Short exercise. In the entries that follow, how many lines contain "chart"? Answer with the number only.

— start of Materials provided —

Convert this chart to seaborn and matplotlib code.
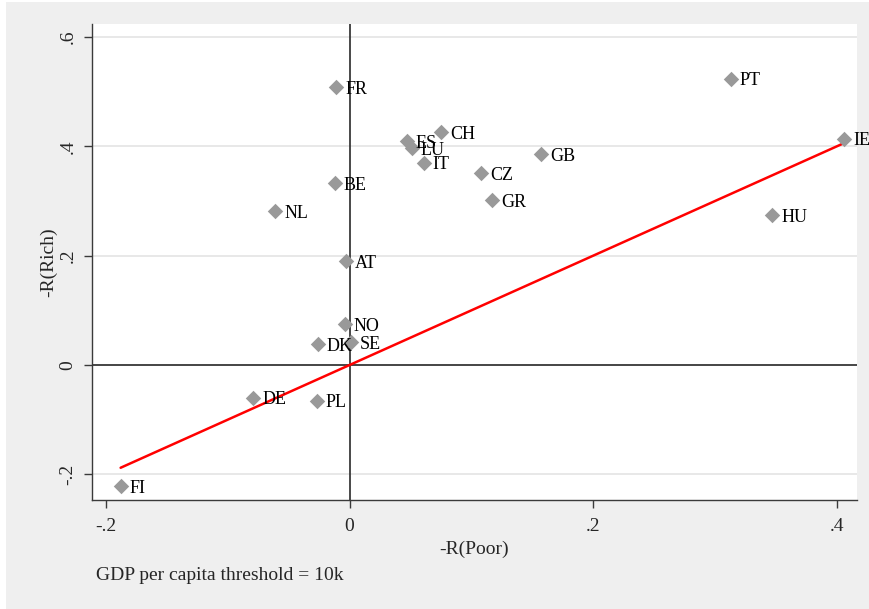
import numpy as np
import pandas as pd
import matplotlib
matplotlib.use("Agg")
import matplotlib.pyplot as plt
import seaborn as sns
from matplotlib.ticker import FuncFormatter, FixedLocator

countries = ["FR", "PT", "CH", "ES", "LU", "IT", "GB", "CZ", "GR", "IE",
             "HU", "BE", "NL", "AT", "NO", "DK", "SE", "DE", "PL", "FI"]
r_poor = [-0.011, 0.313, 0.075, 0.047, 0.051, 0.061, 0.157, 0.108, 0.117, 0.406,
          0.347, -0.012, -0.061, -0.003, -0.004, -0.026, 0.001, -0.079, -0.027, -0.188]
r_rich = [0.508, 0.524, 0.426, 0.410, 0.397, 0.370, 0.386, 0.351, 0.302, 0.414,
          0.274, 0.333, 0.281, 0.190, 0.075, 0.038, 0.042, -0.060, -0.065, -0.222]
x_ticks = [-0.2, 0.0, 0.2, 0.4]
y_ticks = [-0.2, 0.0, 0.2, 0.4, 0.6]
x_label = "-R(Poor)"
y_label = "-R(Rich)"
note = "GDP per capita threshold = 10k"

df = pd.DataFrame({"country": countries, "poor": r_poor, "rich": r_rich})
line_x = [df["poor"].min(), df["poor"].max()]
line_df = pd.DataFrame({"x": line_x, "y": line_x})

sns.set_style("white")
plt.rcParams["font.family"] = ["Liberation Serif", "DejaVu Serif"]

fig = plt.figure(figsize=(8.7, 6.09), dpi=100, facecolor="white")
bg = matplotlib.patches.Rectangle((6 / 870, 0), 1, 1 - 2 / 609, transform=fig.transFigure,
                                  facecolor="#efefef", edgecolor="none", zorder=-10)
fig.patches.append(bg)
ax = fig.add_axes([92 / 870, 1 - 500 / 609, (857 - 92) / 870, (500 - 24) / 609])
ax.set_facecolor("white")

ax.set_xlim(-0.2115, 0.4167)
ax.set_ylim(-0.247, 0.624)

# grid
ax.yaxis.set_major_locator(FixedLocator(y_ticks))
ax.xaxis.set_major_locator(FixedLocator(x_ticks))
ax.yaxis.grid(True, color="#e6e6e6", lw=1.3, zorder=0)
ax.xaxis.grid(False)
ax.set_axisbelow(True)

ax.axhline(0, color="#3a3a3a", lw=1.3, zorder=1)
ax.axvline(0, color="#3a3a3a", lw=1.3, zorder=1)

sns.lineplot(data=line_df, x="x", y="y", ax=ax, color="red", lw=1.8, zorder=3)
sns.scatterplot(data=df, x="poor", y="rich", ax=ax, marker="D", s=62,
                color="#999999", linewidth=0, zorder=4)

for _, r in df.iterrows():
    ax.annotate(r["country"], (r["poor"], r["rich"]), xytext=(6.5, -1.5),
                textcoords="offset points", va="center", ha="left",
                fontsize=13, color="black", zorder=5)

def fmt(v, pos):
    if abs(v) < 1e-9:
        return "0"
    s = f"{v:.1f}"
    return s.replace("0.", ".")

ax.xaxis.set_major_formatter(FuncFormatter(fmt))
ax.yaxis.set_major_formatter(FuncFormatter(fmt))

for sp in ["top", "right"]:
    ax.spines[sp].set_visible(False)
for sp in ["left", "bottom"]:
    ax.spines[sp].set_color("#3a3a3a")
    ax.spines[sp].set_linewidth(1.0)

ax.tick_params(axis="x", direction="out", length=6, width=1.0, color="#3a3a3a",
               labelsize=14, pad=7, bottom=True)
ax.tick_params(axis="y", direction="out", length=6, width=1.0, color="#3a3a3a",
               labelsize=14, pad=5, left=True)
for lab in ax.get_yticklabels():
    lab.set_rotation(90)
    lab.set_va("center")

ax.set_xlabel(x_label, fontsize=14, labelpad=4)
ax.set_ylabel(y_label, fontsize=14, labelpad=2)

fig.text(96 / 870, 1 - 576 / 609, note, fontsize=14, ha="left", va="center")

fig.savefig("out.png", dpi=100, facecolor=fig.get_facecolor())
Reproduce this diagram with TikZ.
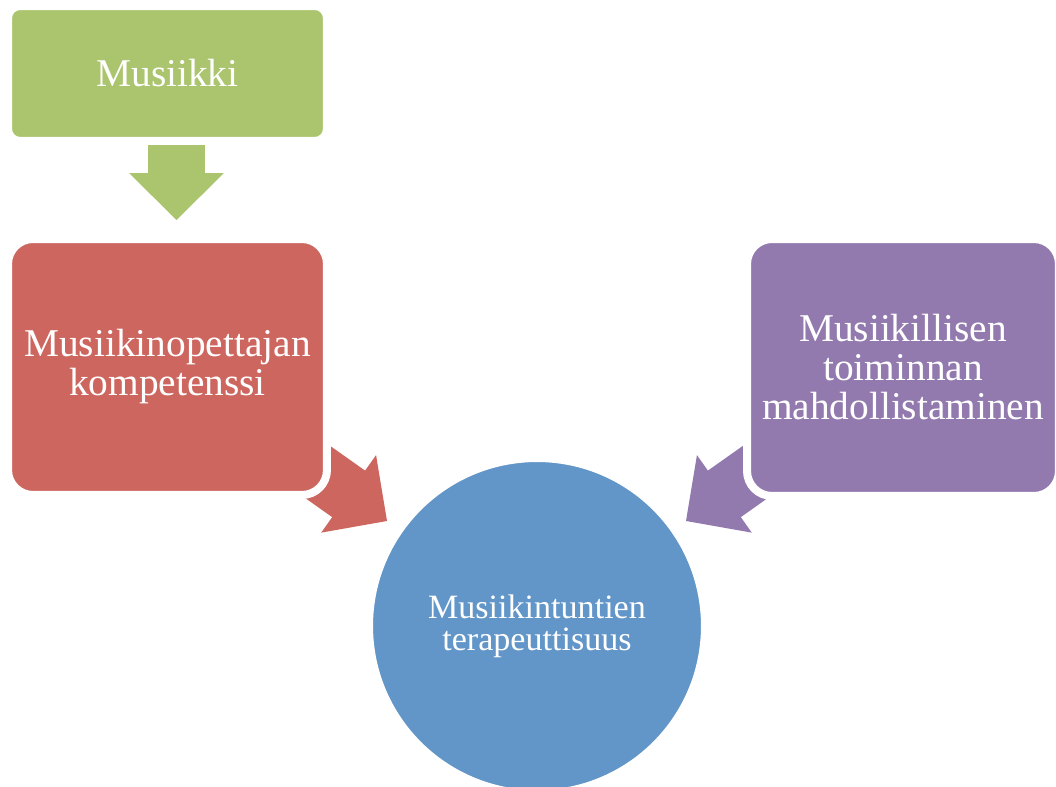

— end of Materials provided —
— start of Materials provided —

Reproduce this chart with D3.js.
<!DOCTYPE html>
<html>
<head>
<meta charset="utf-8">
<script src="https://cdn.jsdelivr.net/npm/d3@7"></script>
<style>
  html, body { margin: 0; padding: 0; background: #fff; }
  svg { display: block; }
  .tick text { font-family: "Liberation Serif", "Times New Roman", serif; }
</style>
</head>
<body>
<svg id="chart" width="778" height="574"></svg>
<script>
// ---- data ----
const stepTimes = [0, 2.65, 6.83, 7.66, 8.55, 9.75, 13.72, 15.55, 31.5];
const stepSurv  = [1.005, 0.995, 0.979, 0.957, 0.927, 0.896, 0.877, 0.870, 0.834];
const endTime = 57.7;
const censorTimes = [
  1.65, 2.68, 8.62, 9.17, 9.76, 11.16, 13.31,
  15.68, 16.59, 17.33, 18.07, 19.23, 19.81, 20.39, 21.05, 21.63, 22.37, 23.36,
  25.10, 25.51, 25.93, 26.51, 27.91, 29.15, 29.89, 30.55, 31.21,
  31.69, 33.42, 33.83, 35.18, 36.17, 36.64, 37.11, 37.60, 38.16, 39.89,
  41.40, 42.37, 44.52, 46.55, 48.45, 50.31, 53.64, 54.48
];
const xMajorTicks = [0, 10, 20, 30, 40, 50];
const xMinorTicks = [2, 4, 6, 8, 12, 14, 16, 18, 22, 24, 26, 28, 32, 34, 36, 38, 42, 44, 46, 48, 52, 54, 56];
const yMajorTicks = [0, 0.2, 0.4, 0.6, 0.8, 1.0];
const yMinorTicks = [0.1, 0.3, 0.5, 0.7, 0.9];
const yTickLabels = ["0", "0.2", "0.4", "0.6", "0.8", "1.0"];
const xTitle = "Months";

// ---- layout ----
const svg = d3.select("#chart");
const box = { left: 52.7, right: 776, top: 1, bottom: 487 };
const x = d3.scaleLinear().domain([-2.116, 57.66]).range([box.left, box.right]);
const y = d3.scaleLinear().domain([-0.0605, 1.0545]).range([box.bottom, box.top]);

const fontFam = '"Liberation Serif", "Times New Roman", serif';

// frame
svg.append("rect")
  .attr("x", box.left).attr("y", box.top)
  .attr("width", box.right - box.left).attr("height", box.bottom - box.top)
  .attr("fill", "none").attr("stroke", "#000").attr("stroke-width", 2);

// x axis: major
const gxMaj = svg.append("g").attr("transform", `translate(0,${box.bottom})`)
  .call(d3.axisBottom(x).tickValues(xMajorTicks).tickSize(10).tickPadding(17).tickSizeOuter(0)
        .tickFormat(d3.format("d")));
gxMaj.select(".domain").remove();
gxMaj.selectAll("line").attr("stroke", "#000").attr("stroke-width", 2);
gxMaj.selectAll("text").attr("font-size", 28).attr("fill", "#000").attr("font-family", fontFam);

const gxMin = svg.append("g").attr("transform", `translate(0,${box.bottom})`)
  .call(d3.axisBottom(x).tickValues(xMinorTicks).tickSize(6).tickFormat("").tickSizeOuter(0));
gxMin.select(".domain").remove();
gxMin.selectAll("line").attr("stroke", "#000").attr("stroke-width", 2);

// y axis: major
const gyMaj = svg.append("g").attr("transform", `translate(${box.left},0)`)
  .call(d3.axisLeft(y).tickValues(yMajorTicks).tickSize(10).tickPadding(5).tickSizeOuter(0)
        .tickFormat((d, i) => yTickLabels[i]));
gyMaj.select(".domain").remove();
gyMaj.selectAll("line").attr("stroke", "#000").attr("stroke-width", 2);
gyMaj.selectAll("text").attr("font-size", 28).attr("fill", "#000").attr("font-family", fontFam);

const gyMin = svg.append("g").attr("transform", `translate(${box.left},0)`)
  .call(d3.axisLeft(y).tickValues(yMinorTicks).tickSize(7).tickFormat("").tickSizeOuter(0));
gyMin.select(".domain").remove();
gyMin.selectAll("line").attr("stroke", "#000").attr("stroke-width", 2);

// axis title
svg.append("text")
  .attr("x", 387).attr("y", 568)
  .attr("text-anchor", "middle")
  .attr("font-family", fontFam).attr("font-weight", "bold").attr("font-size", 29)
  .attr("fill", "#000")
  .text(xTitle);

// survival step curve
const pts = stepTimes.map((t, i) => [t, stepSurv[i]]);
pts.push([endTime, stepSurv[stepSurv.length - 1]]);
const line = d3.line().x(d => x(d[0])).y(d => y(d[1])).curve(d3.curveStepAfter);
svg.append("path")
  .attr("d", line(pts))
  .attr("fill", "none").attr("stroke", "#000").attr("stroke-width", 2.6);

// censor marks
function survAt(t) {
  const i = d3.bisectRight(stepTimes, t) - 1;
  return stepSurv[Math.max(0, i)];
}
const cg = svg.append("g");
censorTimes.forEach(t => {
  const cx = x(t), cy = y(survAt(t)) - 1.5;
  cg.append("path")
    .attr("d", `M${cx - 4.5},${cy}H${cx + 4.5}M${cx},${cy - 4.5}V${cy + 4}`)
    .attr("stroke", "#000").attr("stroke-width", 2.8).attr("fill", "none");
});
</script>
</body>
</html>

— end of Materials provided —
— start of Materials provided —

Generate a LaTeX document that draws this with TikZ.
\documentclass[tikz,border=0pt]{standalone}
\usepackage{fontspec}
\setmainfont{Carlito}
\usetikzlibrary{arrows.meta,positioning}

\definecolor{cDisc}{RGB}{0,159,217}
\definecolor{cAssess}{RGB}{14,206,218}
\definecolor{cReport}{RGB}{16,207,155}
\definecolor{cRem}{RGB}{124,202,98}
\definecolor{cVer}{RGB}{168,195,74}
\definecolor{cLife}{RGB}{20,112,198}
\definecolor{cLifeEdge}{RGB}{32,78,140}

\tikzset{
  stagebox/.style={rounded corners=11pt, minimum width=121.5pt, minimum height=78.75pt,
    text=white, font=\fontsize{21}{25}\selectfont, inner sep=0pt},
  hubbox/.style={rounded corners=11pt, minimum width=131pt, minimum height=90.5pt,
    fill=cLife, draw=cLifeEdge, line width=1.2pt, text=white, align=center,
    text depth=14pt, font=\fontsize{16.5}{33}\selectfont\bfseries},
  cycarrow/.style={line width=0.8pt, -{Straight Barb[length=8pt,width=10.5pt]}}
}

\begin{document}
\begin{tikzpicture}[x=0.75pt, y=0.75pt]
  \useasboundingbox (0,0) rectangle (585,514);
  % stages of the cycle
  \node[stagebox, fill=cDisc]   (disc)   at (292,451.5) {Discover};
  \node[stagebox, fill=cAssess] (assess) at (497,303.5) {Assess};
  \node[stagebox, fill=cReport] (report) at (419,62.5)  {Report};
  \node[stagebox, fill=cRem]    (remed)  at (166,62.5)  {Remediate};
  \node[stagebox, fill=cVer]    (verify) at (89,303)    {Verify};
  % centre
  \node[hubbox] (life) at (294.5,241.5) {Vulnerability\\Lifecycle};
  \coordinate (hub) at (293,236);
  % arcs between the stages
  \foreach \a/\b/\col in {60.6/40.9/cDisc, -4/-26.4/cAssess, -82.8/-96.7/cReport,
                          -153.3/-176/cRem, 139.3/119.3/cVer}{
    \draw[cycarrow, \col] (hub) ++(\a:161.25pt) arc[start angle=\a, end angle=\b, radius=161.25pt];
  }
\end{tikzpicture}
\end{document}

— end of Materials provided —

The solution. 4